• [Goal of the exercise] Make an exact copy of all the material below, apart from the pictures.

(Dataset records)
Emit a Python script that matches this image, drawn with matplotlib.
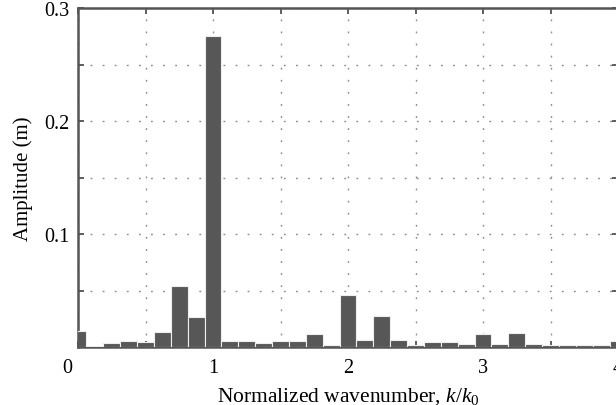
import numpy as np
import matplotlib
matplotlib.use('Agg')
import matplotlib.pyplot as plt
import matplotlib.transforms as mtransforms

# data (bins of 0.125 k/k0)
k_norm = [0.0, 0.125, 0.25, 0.375, 0.5, 0.625, 0.75, 0.875,
          1.0, 1.125, 1.25, 1.375, 1.5, 1.625, 1.75, 1.875,
          2.0, 2.125, 2.25, 2.375, 2.5, 2.625, 2.75, 2.875,
          3.0, 3.125, 3.25, 3.375, 3.5, 3.625, 3.75, 3.875, 4.0]
amplitude = [0.0139, 0.0012, 0.0035, 0.0053, 0.0044, 0.0136, 0.0537, 0.0263,
             0.2750, 0.0050, 0.0053, 0.0035, 0.0056, 0.0050, 0.0115, 0.0018,
             0.0460, 0.0059, 0.0272, 0.0065, 0.0018, 0.0044, 0.0044, 0.0030,
             0.0118, 0.0024, 0.0120, 0.0024, 0.0018, 0.0018, 0.0018, 0.0018, 0.0050]

x_ticks = [0, 0.5, 1, 1.5, 2, 2.5, 3, 3.5, 4]
x_ticklabels = ['0', '', '1', '', '2', '', '3', '', '4']
y_ticks = [0.05, 0.1, 0.15, 0.2, 0.25, 0.3]
y_ticklabels = ['', '0.1', '', '0.2', '', '0.3']

plt.rcParams['font.family'] = ['Liberation Serif', 'DejaVu Serif']
plt.rcParams['mathtext.fontset'] = 'custom'
plt.rcParams['mathtext.rm'] = 'Liberation Serif'
plt.rcParams['mathtext.it'] = 'Liberation Serif:italic'

fig = plt.figure(figsize=(6.16, 4.06), dpi=100)
# axes box runs slightly past the right edge, as in the cropped original
ax = fig.add_axes([78 / 616, 58 / 406, 540 / 616, 339 / 406])

ax.bar(k_norm, amplitude, width=0.125, color='#575757',
       edgecolor='#eeeeee', linewidth=0.8, zorder=3)

ax.set_xlim(0, 4)
ax.set_ylim(0, 0.3)
ax.set_xticks(x_ticks)
ax.set_xticklabels(x_ticklabels)
ax.set_yticks(y_ticks)
ax.set_yticklabels(y_ticklabels)

ax.grid(True, color='#8a8a8a', linestyle=(0, (1.3, 7.4)), linewidth=1.0, zorder=1)
ax.tick_params(direction='in', length=4, width=1.2, color='#444444',
               labelsize=14.5, top=True, right=True, pad=6)
ax.tick_params(axis='x', pad=8)

for s in ax.spines.values():
    s.set_color('#555555')
    s.set_linewidth(1.8)

# the "0" label sits a little to the left in the original
lab0 = ax.get_xticklabels()[0]
lab0.set_transform(lab0.get_transform() +
                   mtransforms.ScaledTranslation(-11 / 100, 0, fig.dpi_scale_trans))

ax.set_xlabel('Normalized wavenumber, $k/k_0$', fontsize=15.5, labelpad=6)
ax.set_ylabel('Amplitude (m)', fontsize=15, labelpad=8)

plt.savefig('out.png', dpi=100)
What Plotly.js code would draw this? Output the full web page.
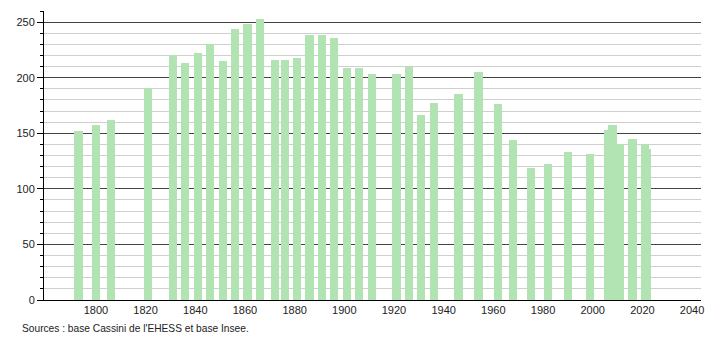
<!DOCTYPE html>
<html>
<head>
<meta charset="utf-8">
<script src="https://cdn.plot.ly/plotly-3.0.1.min.js"></script>
<style>html,body{margin:0;padding:0;background:#fff;}#chart{width:710px;height:340px;}</style>
</head>
<body>
<div id="chart"></div>
<script>
const years = [1793, 1800, 1806, 1821, 1831, 1836, 1841, 1846, 1851, 1856, 1861, 1866,
  1872, 1876, 1881, 1886, 1891, 1896, 1901, 1906, 1911, 1921, 1926, 1931, 1936,
  1946, 1954, 1962, 1968, 1975, 1982, 1990, 1999, 2006, 2008, 2011, 2016, 2021, 2022];
const population = [152, 157, 162, 191, 220, 213, 222, 230, 215, 244, 248, 253,
  216, 216, 218, 238, 238, 236, 209, 209, 203, 203, 210, 166, 177,
  185, 205, 176, 144, 119, 122, 133, 131, 153, 157, 140, 145, 140, 136];
const xTickVals = [1800, 1820, 1840, 1860, 1880, 1900, 1920, 1940, 1960, 1980, 2000, 2020, 2040];
const yTickVals = [0, 50, 100, 150, 200, 250];
const sourceText = "Sources : base Cassini de l'EHESS et base Insee.";

const trace = {
  type: 'bar',
  x: years,
  y: population,
  width: 3.3,
  marker: {color: '#b2e3b2', line: {width: 0}},
  hoverinfo: 'x+y'
};

const layout = {
  width: 710, height: 340,
  margin: {l: 44, r: 9, t: 11, b: 40},
  paper_bgcolor: '#fff', plot_bgcolor: '#fff',
  font: {family: 'Liberation Sans, Arial, sans-serif', size: 11, color: '#222'},
  showlegend: false,
  bargap: 0,
  xaxis: {
    range: [1779.1, 2043.6],
    tickvals: xTickVals,
    ticktext: xTickVals.map(String),
    showgrid: false, zeroline: false,
    showline: true, linecolor: '#000', linewidth: 1,
    ticks: '', ticklen: 0,
    tickfont: {size: 11, color: '#222'}
  },
  yaxis: {
    range: [0, 260],
    tickvals: yTickVals,
    showgrid: true, gridcolor: '#444', gridwidth: 1,
    zeroline: false,
    showline: true, linecolor: '#000', linewidth: 1,
    ticks: 'outside', ticklen: 6, tickcolor: '#000', tickwidth: 1,
    tickfont: {size: 11, color: '#222'},
    minor: {dtick: 10, tick0: 0, showgrid: true, gridcolor: '#cfcfcf', gridwidth: 1,
            ticks: 'outside', ticklen: 3, tickcolor: '#000'}
  },
  annotations: [{
    text: sourceText,
    xref: 'paper', yref: 'paper',
    x: -0.0365, y: -0.097,
    xanchor: 'left', yanchor: 'middle',
    showarrow: false,
    font: {size: 10.2, color: '#222'}
  }]
};

Plotly.newPlot('chart', [trace], layout, {staticPlot: true, displayModeBar: false});
</script>
</body>
</html>
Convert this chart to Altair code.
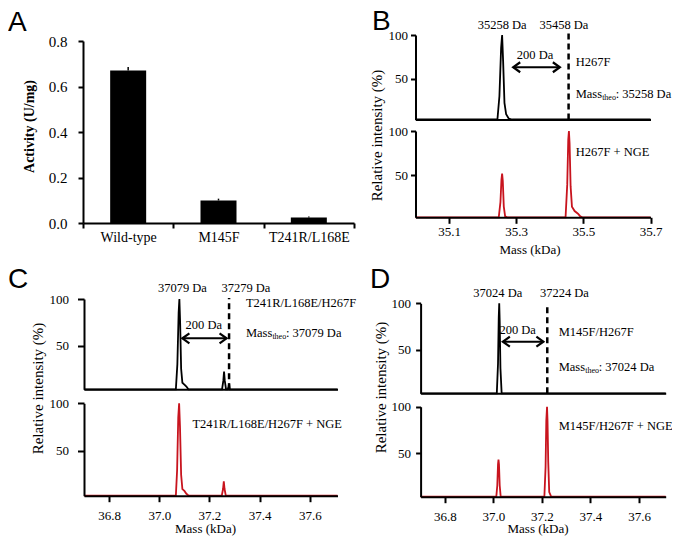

• [Response to the task]
Emit a Python script that matches this image, drawn with matplotlib.
import numpy as np
import matplotlib
matplotlib.use('Agg')
import matplotlib.pyplot as plt
import matplotlib.transforms as mtransforms

# data (bins of 0.125 k/k0)
k_norm = [0.0, 0.125, 0.25, 0.375, 0.5, 0.625, 0.75, 0.875,
          1.0, 1.125, 1.25, 1.375, 1.5, 1.625, 1.75, 1.875,
          2.0, 2.125, 2.25, 2.375, 2.5, 2.625, 2.75, 2.875,
          3.0, 3.125, 3.25, 3.375, 3.5, 3.625, 3.75, 3.875, 4.0]
amplitude = [0.0139, 0.0012, 0.0035, 0.0053, 0.0044, 0.0136, 0.0537, 0.0263,
             0.2750, 0.0050, 0.0053, 0.0035, 0.0056, 0.0050, 0.0115, 0.0018,
             0.0460, 0.0059, 0.0272, 0.0065, 0.0018, 0.0044, 0.0044, 0.0030,
             0.0118, 0.0024, 0.0120, 0.0024, 0.0018, 0.0018, 0.0018, 0.0018, 0.0050]

x_ticks = [0, 0.5, 1, 1.5, 2, 2.5, 3, 3.5, 4]
x_ticklabels = ['0', '', '1', '', '2', '', '3', '', '4']
y_ticks = [0.05, 0.1, 0.15, 0.2, 0.25, 0.3]
y_ticklabels = ['', '0.1', '', '0.2', '', '0.3']

plt.rcParams['font.family'] = ['Liberation Serif', 'DejaVu Serif']
plt.rcParams['mathtext.fontset'] = 'custom'
plt.rcParams['mathtext.rm'] = 'Liberation Serif'
plt.rcParams['mathtext.it'] = 'Liberation Serif:italic'

fig = plt.figure(figsize=(6.16, 4.06), dpi=100)
# axes box runs slightly past the right edge, as in the cropped original
ax = fig.add_axes([78 / 616, 58 / 406, 540 / 616, 339 / 406])

ax.bar(k_norm, amplitude, width=0.125, color='#575757',
       edgecolor='#eeeeee', linewidth=0.8, zorder=3)

ax.set_xlim(0, 4)
ax.set_ylim(0, 0.3)
ax.set_xticks(x_ticks)
ax.set_xticklabels(x_ticklabels)
ax.set_yticks(y_ticks)
ax.set_yticklabels(y_ticklabels)

ax.grid(True, color='#8a8a8a', linestyle=(0, (1.3, 7.4)), linewidth=1.0, zorder=1)
ax.tick_params(direction='in', length=4, width=1.2, color='#444444',
               labelsize=14.5, top=True, right=True, pad=6)
ax.tick_params(axis='x', pad=8)

for s in ax.spines.values():
    s.set_color('#555555')
    s.set_linewidth(1.8)

# the "0" label sits a little to the left in the original
lab0 = ax.get_xticklabels()[0]
lab0.set_transform(lab0.get_transform() +
                   mtransforms.ScaledTranslation(-11 / 100, 0, fig.dpi_scale_trans))

ax.set_xlabel('Normalized wavenumber, $k/k_0$', fontsize=15.5, labelpad=6)
ax.set_ylabel('Amplitude (m)', fontsize=15, labelpad=8)

plt.savefig('out.png', dpi=100)
What Plotly.js code would draw this? Output the full web page.
<!DOCTYPE html>
<html>
<head>
<meta charset="utf-8">
<script src="https://cdn.plot.ly/plotly-3.0.1.min.js"></script>
<style>html,body{margin:0;padding:0;background:#fff;}#chart{width:710px;height:340px;}</style>
</head>
<body>
<div id="chart"></div>
<script>
const years = [1793, 1800, 1806, 1821, 1831, 1836, 1841, 1846, 1851, 1856, 1861, 1866,
  1872, 1876, 1881, 1886, 1891, 1896, 1901, 1906, 1911, 1921, 1926, 1931, 1936,
  1946, 1954, 1962, 1968, 1975, 1982, 1990, 1999, 2006, 2008, 2011, 2016, 2021, 2022];
const population = [152, 157, 162, 191, 220, 213, 222, 230, 215, 244, 248, 253,
  216, 216, 218, 238, 238, 236, 209, 209, 203, 203, 210, 166, 177,
  185, 205, 176, 144, 119, 122, 133, 131, 153, 157, 140, 145, 140, 136];
const xTickVals = [1800, 1820, 1840, 1860, 1880, 1900, 1920, 1940, 1960, 1980, 2000, 2020, 2040];
const yTickVals = [0, 50, 100, 150, 200, 250];
const sourceText = "Sources : base Cassini de l'EHESS et base Insee.";

const trace = {
  type: 'bar',
  x: years,
  y: population,
  width: 3.3,
  marker: {color: '#b2e3b2', line: {width: 0}},
  hoverinfo: 'x+y'
};

const layout = {
  width: 710, height: 340,
  margin: {l: 44, r: 9, t: 11, b: 40},
  paper_bgcolor: '#fff', plot_bgcolor: '#fff',
  font: {family: 'Liberation Sans, Arial, sans-serif', size: 11, color: '#222'},
  showlegend: false,
  bargap: 0,
  xaxis: {
    range: [1779.1, 2043.6],
    tickvals: xTickVals,
    ticktext: xTickVals.map(String),
    showgrid: false, zeroline: false,
    showline: true, linecolor: '#000', linewidth: 1,
    ticks: '', ticklen: 0,
    tickfont: {size: 11, color: '#222'}
  },
  yaxis: {
    range: [0, 260],
    tickvals: yTickVals,
    showgrid: true, gridcolor: '#444', gridwidth: 1,
    zeroline: false,
    showline: true, linecolor: '#000', linewidth: 1,
    ticks: 'outside', ticklen: 6, tickcolor: '#000', tickwidth: 1,
    tickfont: {size: 11, color: '#222'},
    minor: {dtick: 10, tick0: 0, showgrid: true, gridcolor: '#cfcfcf', gridwidth: 1,
            ticks: 'outside', ticklen: 3, tickcolor: '#000'}
  },
  annotations: [{
    text: sourceText,
    xref: 'paper', yref: 'paper',
    x: -0.0365, y: -0.097,
    xanchor: 'left', yanchor: 'middle',
    showarrow: false,
    font: {size: 10.2, color: '#222'}
  }]
};

Plotly.newPlot('chart', [trace], layout, {staticPlot: true, displayModeBar: false});
</script>
</body>
</html>
Convert this chart to Altair code.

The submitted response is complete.